How Brett Kavanaugh Would Transform the Supreme Court

click to enlarge How Brett Kavanaugh Would Transform the Supreme Court
Doug Mills/The New York Times
President Donald Trump with Judge Brett Kavanaugh, his nominee for the Supreme Court, and Kavanaugh's wife, Ashley, and their daughters in the residence of the White House in Washington, July 9, 2018.


By Adam Liptak
New York Times News Service

WASHINGTON — Most Supreme Court appointments are in a way inconsequential. A conservative replaces a conservative, a liberal replaces a liberal, and the court’s basic direction is unchanged.

That is not the case with the nomination of Judge Brett Kavanaugh, whose Senate confirmation hearings will begin Tuesday. Kavanaugh is considerably more conservative than the justice he would replace, Anthony Kennedy.

But there is another reason that President Donald Trump’s pick of Kavanaugh could remake the court.
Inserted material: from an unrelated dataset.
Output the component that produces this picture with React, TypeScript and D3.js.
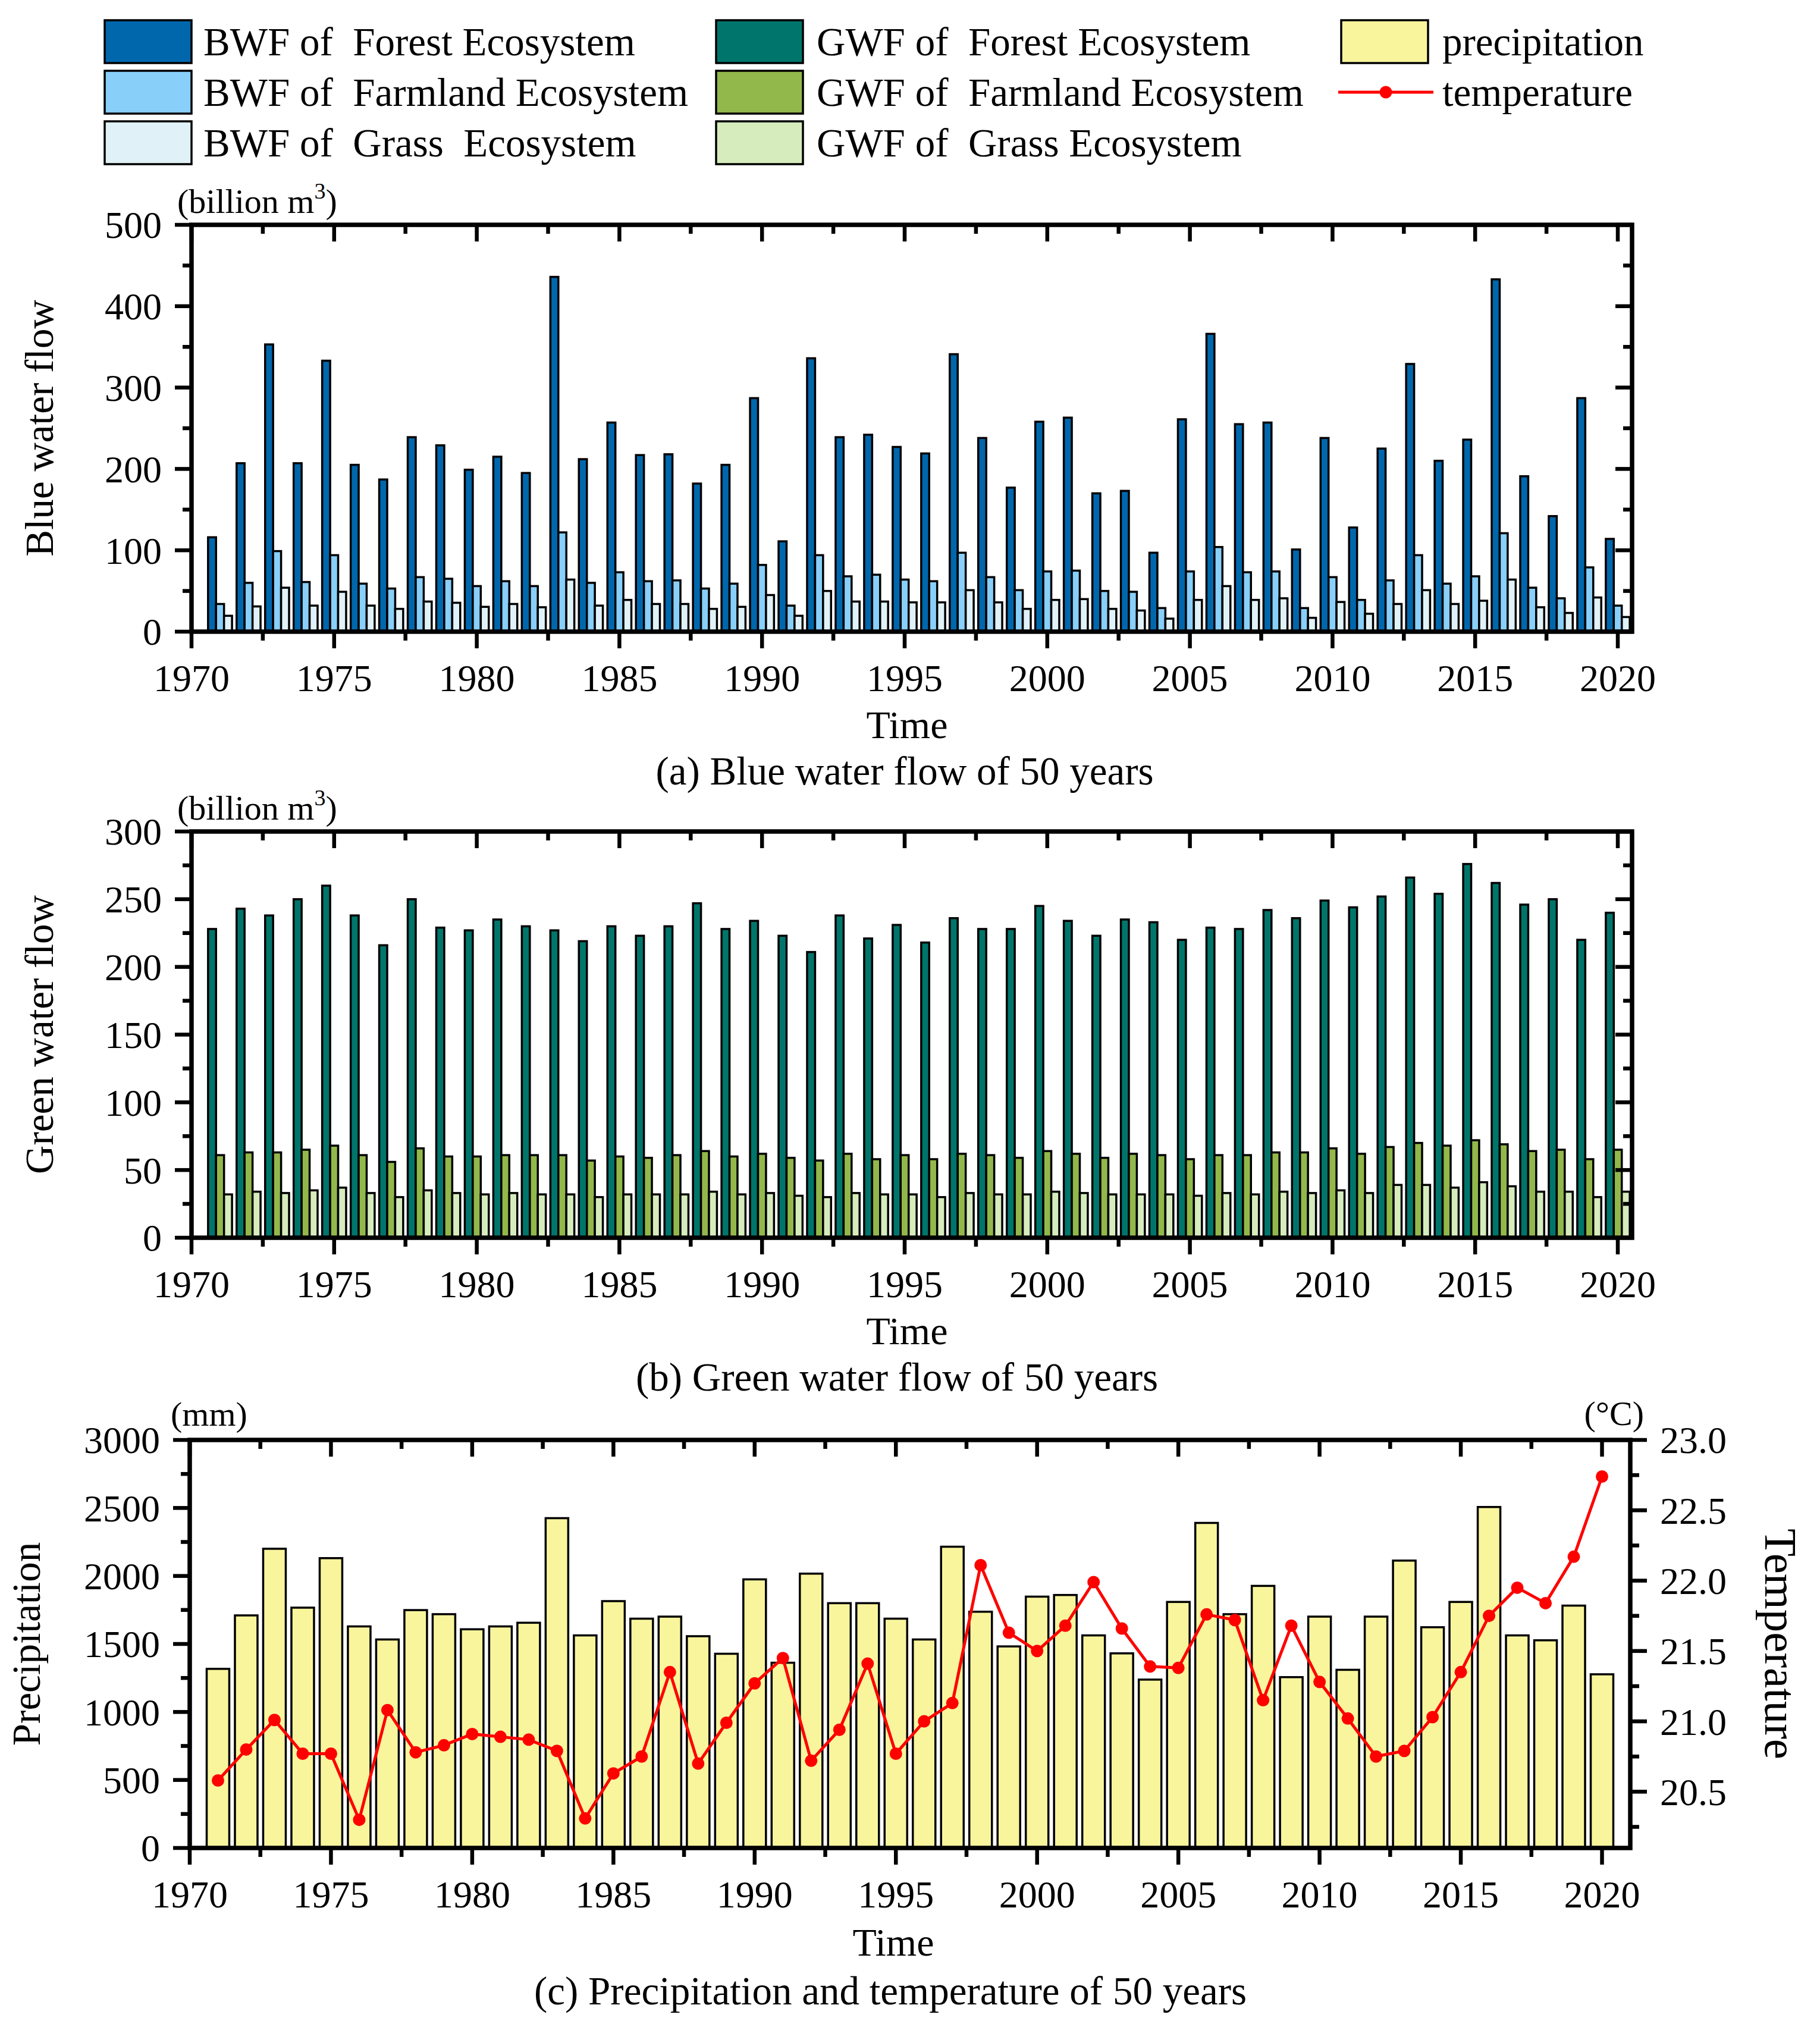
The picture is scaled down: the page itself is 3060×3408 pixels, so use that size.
import React from "react";
import * as d3 from "d3";

// years shown on every panel
const years = d3.range(1971, 2021);

// (a) blue water flow, billion m3
const bwfForest = [116, 207, 353, 207, 333, 205, 187, 239, 229, 199, 215, 195, 436, 212, 257, 217, 218, 182, 205, 287, 111, 336, 239, 242, 227, 219, 341, 238, 177, 258, 263, 170, 173, 97, 261, 366, 255, 257, 101, 238, 128, 225, 329, 210, 236, 433, 191, 142, 287, 114];
const bwfFarmland = [34, 60, 99, 61, 94, 59, 53, 67, 65, 56, 62, 56, 122, 60, 73, 62, 63, 53, 59, 82, 32, 94, 68, 70, 64, 62, 97, 67, 51, 74, 75, 50, 49, 29, 74, 104, 73, 74, 29, 67, 39, 63, 94, 59, 68, 121, 54, 41, 79, 32];
const bwfGrass = [19.5, 31, 54, 32, 49, 32, 28, 37, 35.5, 30.5, 34, 30, 64, 32, 39, 34, 34, 28, 30.5, 45, 19.5, 50, 37, 37, 36, 36, 51, 36, 28, 39, 40, 28, 26, 16, 39, 56, 39, 41, 17, 36.5, 22, 34, 51, 34, 38, 64, 30, 23, 42, 18];

// (b) green water flow, billion m3
const gwfForest = [228, 243, 238, 250, 260, 238, 216, 250, 229, 227, 235, 230, 227, 219, 230, 223, 230, 247, 228, 234, 223, 211, 238, 221, 231, 218, 236, 228, 228, 245, 234, 223, 235, 233, 220, 229, 228, 242, 236, 249, 244, 252, 266, 254, 276, 262, 246, 250, 220, 240];
const gwfFarmland = [61, 63, 63, 65, 68, 61, 56, 66, 60, 60, 61, 61, 61, 57, 60, 59, 61, 64, 60, 62, 59, 57, 62, 58, 61, 58, 62, 61, 59, 64, 62, 59, 62, 61, 58, 61, 61, 63, 63, 66, 62, 67, 70, 68, 72, 69, 64, 65, 58, 65];
const gwfGrass = [32, 34, 33, 35, 37, 33, 30, 35, 33, 32, 33, 32, 32, 30, 32, 32, 32, 34, 32, 33, 31, 30, 33, 32, 32, 30, 33, 32, 32, 34, 33, 32, 32, 32, 31, 33, 32, 34, 33, 35, 33, 39, 39, 37, 41, 38, 34, 34, 30, 34];

// (c) precipitation (mm) and temperature (°C)
const precipitation = [1317, 1710, 2200, 1767, 2131, 1629, 1533, 1749, 1719, 1608, 1629, 1656, 2425, 1563, 1815, 1686, 1701, 1557, 1428, 1975, 1362, 2017, 1800, 1800, 1686, 1533, 2215, 1737, 1482, 1848, 1860, 1563, 1431, 1238, 1809, 2390, 1719, 1927, 1256, 1701, 1310, 1701, 2113, 1623, 1809, 2507, 1563, 1527, 1782, 1277];
const temperature = [20.58, 20.8, 21.01, 20.77, 20.77, 20.3, 21.08, 20.78, 20.83, 20.91, 20.89, 20.87, 20.79, 20.31, 20.63, 20.75, 21.35, 20.7, 20.99, 21.27, 21.45, 20.72, 20.94, 21.41, 20.77, 21.0, 21.13, 22.11, 21.63, 21.5, 21.68, 21.99, 21.66, 21.39, 21.38, 21.76, 21.72, 21.15, 21.68, 21.28, 21.02, 20.75, 20.79, 21.03, 21.35, 21.75, 21.95, 21.84, 22.17, 22.74];

const blueNames = ["BWF of  Forest Ecosystem", "BWF of  Farmland Ecosystem", "BWF of  Grass  Ecosystem"];
const greenNames = ["GWF of  Forest Ecosystem", "GWF of  Farmland Ecosystem", "GWF of  Grass Ecosystem"];
const blueColors = ["#0067AC", "#88CFFA", "#E0F2F8"];
const greenColors = ["#00756B", "#92B84B", "#D6ECBD"];
const precipColor = "#F9F59D";
const red = "#FF0000";

const FONT = "'Liberation Serif', 'Times New Roman', serif";
const AXIS_W = 7.5;
const TICK_W = 6.5;
const MAJOR = 28;
const MINOR = 15;

type Frame = { left: number; right: number; top: number; bottom: number };

function XTicks({ x, f, labels = true }: { x: d3.ScaleLinear<number, number>; f: Frame; labels?: boolean }) {
  const major = d3.range(1970, 2021, 5);
  const minor = d3.range(1972.5, 2020, 5);
  return (
    <g>
      {major.map((t) => (
        <g key={"M" + t}>
          <line x1={x(t)} x2={x(t)} y1={f.bottom} y2={f.bottom + MAJOR} stroke="#000" strokeWidth={TICK_W} />
          <line x1={x(t)} x2={x(t)} y1={f.top} y2={f.top + MAJOR} stroke="#000" strokeWidth={TICK_W} />
          {labels && (
            <text x={x(t)} y={f.bottom + 100} textAnchor="middle" fontSize={64}>
              {t}
            </text>
          )}
        </g>
      ))}
      {minor.map((t) => (
        <g key={"m" + t}>
          <line x1={x(t)} x2={x(t)} y1={f.bottom} y2={f.bottom + MINOR} stroke="#000" strokeWidth={TICK_W} />
          <line x1={x(t)} x2={x(t)} y1={f.top} y2={f.top + MINOR} stroke="#000" strokeWidth={TICK_W} />
        </g>
      ))}
    </g>
  );
}

function YTicks({
  y, major, minor, xPos, dir, mirror, fmt,
}: {
  y: d3.ScaleLinear<number, number>;
  major: number[];
  minor: number[];
  xPos: number;
  dir: number; // -1 pointing left, +1 pointing right
  mirror?: boolean;
  fmt?: (v: number) => string;
}) {
  return (
    <g>
      {major.map((t) => (
        <g key={"M" + t}>
          <line x1={xPos} x2={xPos + dir * MAJOR} y1={y(t)} y2={y(t)} stroke="#000" strokeWidth={TICK_W} />
          {!mirror && (
            <text
              x={xPos + dir * 50}
              y={y(t)}
              dy="0.35em"
              textAnchor={dir < 0 ? "end" : "start"}
              fontSize={64}
            >
              {fmt ? fmt(t) : t}
            </text>
          )}
        </g>
      ))}
      {minor.map((t) => (
        <line key={"m" + t} x1={xPos} x2={xPos + dir * MINOR} y1={y(t)} y2={y(t)} stroke="#000" strokeWidth={TICK_W} />
      ))}
    </g>
  );
}

function Unit({ x, y }: { x: number; y: number }) {
  return (
    <text x={x} y={y} fontSize={58}>
      (billion m<tspan dy={-24} fontSize={38}>3</tspan>
      <tspan dy={24}>)</tspan>
    </text>
  );
}

function GroupedBars({
  f, yMax, step, series, colors, title, caption, captionX,
}: {
  f: Frame;
  yMax: number;
  step: number;
  series: number[][];
  colors: string[];
  title: string;
  caption: string;
  captionX: number;
}) {
  const x = d3.scaleLinear().domain([1970, 2020.5]).range([f.left, f.right]);
  const y = d3.scaleLinear().domain([0, yMax]).range([f.bottom, f.top]);
  const bw = 0.28;
  const major = d3.range(0, yMax + 1, step);
  const minor = d3.range(step / 2, yMax, step);
  return (
    <g>
      {series.map((vals, si) =>
        vals.map((v, i) => {
          const x0 = x(years[i] - 1.5 * bw + si * bw);
          const x1 = x(years[i] - 1.5 * bw + (si + 1) * bw);
          return (
            <rect
              key={si + "-" + i}
              x={x0}
              y={y(v)}
              width={x1 - x0}
              height={y(0) - y(v)}
              fill={colors[si]}
              stroke="#000"
              strokeWidth={3.5}
            />
          );
        })
      )}
      <XTicks x={x} f={f} />
      <YTicks y={y} major={major} minor={minor} xPos={f.left} dir={-1} />
      <YTicks y={y} major={major} minor={minor} xPos={f.right} dir={-1} mirror />
      <rect x={f.left} y={f.top} width={f.right - f.left} height={f.bottom - f.top} fill="none" stroke="#000" strokeWidth={AXIS_W} />
      <Unit x={298} y={f.top - 20} />
      <text transform={`translate(89,${(f.top + f.bottom) / 2}) rotate(-90)`} textAnchor="middle" fontSize={67}>
        {title}
      </text>
      <text x={1525} y={f.bottom + 179} textAnchor="middle" fontSize={66}>
        Time
      </text>
      <text x={captionX} y={f.bottom + 257} textAnchor="middle" fontSize={67}>
        {caption}
      </text>
    </g>
  );
}

function ClimatePanel({ f }: { f: Frame }) {
  const x = d3.scaleLinear().domain([1970, 2021]).range([f.left, f.right]);
  const yP = d3.scaleLinear().domain([0, 3000]).range([f.bottom, f.top]);
  const yT = d3.scaleLinear().domain([20.1, 23.0]).range([f.bottom, f.top]);
  const bw = 0.8;
  const line = d3
    .line<number>()
    .x((_, i) => x(years[i]))
    .y((d) => yT(d));
  return (
    <g>
      {precipitation.map((v, i) => (
        <rect
          key={i}
          x={x(years[i] - bw / 2)}
          y={yP(v)}
          width={x(years[i] + bw / 2) - x(years[i] - bw / 2)}
          height={yP(0) - yP(v)}
          fill={precipColor}
          stroke="#000"
          strokeWidth={3.5}
        />
      ))}
      <path d={line(temperature) || ""} fill="none" stroke={red} strokeWidth={5} />
      {temperature.map((t, i) => (
        <circle key={i} cx={x(years[i])} cy={yT(t)} r={10.5} fill={red} />
      ))}
      <XTicks x={x} f={f} />
      <YTicks y={yP} major={d3.range(0, 3001, 500)} minor={d3.range(250, 3000, 500)} xPos={f.left} dir={-1} />
      <YTicks
        y={yT}
        major={d3.range(20.5, 23.01, 0.5)}
        minor={d3.range(20.25, 23, 0.5)}
        xPos={f.right}
        dir={1}
        fmt={(v) => v.toFixed(1)}
      />
      <rect x={f.left} y={f.top} width={f.right - f.left} height={f.bottom - f.top} fill="none" stroke="#000" strokeWidth={AXIS_W} />
      <text x={287} y={f.top - 24} fontSize={58}>
        (mm)
      </text>
      <text x={2764} y={f.top - 25} textAnchor="end" fontSize={58}>
        (°C)
      </text>
      <text transform={`translate(67,${(f.top + f.bottom) / 2}) rotate(-90)`} textAnchor="middle" fontSize={67}>
        Precipitation
      </text>
      <text transform={`translate(2968,${(f.top + f.bottom) / 2}) rotate(90)`} textAnchor="middle" fontSize={77}>
        Temperature
      </text>
      <text x={1502} y={f.bottom + 181} textAnchor="middle" fontSize={66}>
        Time
      </text>
      <text x={1497} y={f.bottom + 263} textAnchor="middle" fontSize={67}>
        (c) Precipitation and temperature of 50 years
      </text>
    </g>
  );
}

function Legend() {
  const rowsY = [70, 155, 240];
  const cols = [
    { sx: 176, tx: 342, names: blueNames, colors: blueColors },
    { sx: 1204, tx: 1373, names: greenNames, colors: greenColors },
  ];
  return (
    <g fontSize={67}>
      {cols.map((c) =>
        c.names.map((n, i) => (
          <g key={n}>
            <rect x={c.sx} y={rowsY[i] - 36} width={146} height={72} fill={c.colors[i]} stroke="#000" strokeWidth={3.5} />
            <text x={c.tx} y={rowsY[i] + 23} xmlSpace="preserve" style={{ whiteSpace: "pre" }}>
              {n}
            </text>
          </g>
        ))
      )}
      <rect x={2255} y={rowsY[0] - 36} width={146} height={72} fill={precipColor} stroke="#000" strokeWidth={3.5} />
      <text x={2425} y={rowsY[0] + 23}>
        precipitation
      </text>
      <line x1={2250} x2={2410} y1={rowsY[1]} y2={rowsY[1]} stroke={red} strokeWidth={5} />
      <circle cx={2330} cy={rowsY[1]} r={10.5} fill={red} />
      <text x={2425} y={rowsY[1] + 23}>
        temperature
      </text>
    </g>
  );
}

export default function App() {
  return (
    <svg
      width={3060}
      height={3408}
      viewBox="0 0 3060 3408"
      style={{ position: "absolute", left: 0, top: 0, background: "#fff" }}
      fontFamily={FONT}
    >
      <rect width={3060} height={3408} fill="#fff" />
      <Legend />
      <GroupedBars
        f={{ left: 322, right: 2744, top: 378, bottom: 1062 }}
        yMax={500}
        step={100}
        series={[bwfForest, bwfFarmland, bwfGrass]}
        colors={blueColors}
        title="Blue water flow"
        caption="(a) Blue water flow of 50 years"
        captionX={1521}
      />
      <GroupedBars
        f={{ left: 322, right: 2744, top: 1398, bottom: 2081 }}
        yMax={300}
        step={50}
        series={[gwfForest, gwfFarmland, gwfGrass]}
        colors={greenColors}
        title="Green water flow"
        caption="(b) Green water flow of 50 years"
        captionX={1508}
      />
      <ClimatePanel f={{ left: 319, right: 2741, top: 2421, bottom: 3107 }} />
    </svg>
  );
}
His confirmation would result in a rare replacement of the court’s swing justice, moving Chief Justice John Roberts to the court’s ideological center.

If Roberts assumes that position, legal scholars said, he will lead a solid five-member conservative majority that would most likely restrict access to abortion, limit the use of race-conscious decisions in areas like college admissions, uphold voting restrictions, expand gun rights, strike down campaign finance regulations and give religion a greater role in public life.

“John Roberts would be the least swinging swing justice in the post-World War II era,” said Justin Driver, a law professor at the University of Chicago.

That would be a major break from the role that Kennedy played for years on the court. Kennedy at times voted with the court’s four-member liberal wing on issues like abortion, affirmative action, gay rights and the death penalty.

Kennedy and Roberts were on the opposite sides of 51 closely divided decisions in which Kennedy joined the court’s liberals, according to data collected by Lee Epstein and Andrew D. Martin of Washington University in St. Louis and Kevin Quinn of the University of Michigan.

Republicans are confident that they can quickly confirm Kavanaugh. Erwin Chemerinsky, the dean of the law school at the University of California, Berkeley, said there was a way to determine where the Supreme Court would head if that happens.

“The key is,” he said, “the many areas where Kennedy was with the liberals in 5-4 decisions: abortion, affirmative action, gay and lesbian rights, criminal punishments and allowing proof of discrimination based on disparate impact. In all of these areas of law, Kavanaugh replacing Kennedy likely will mean a significant change.”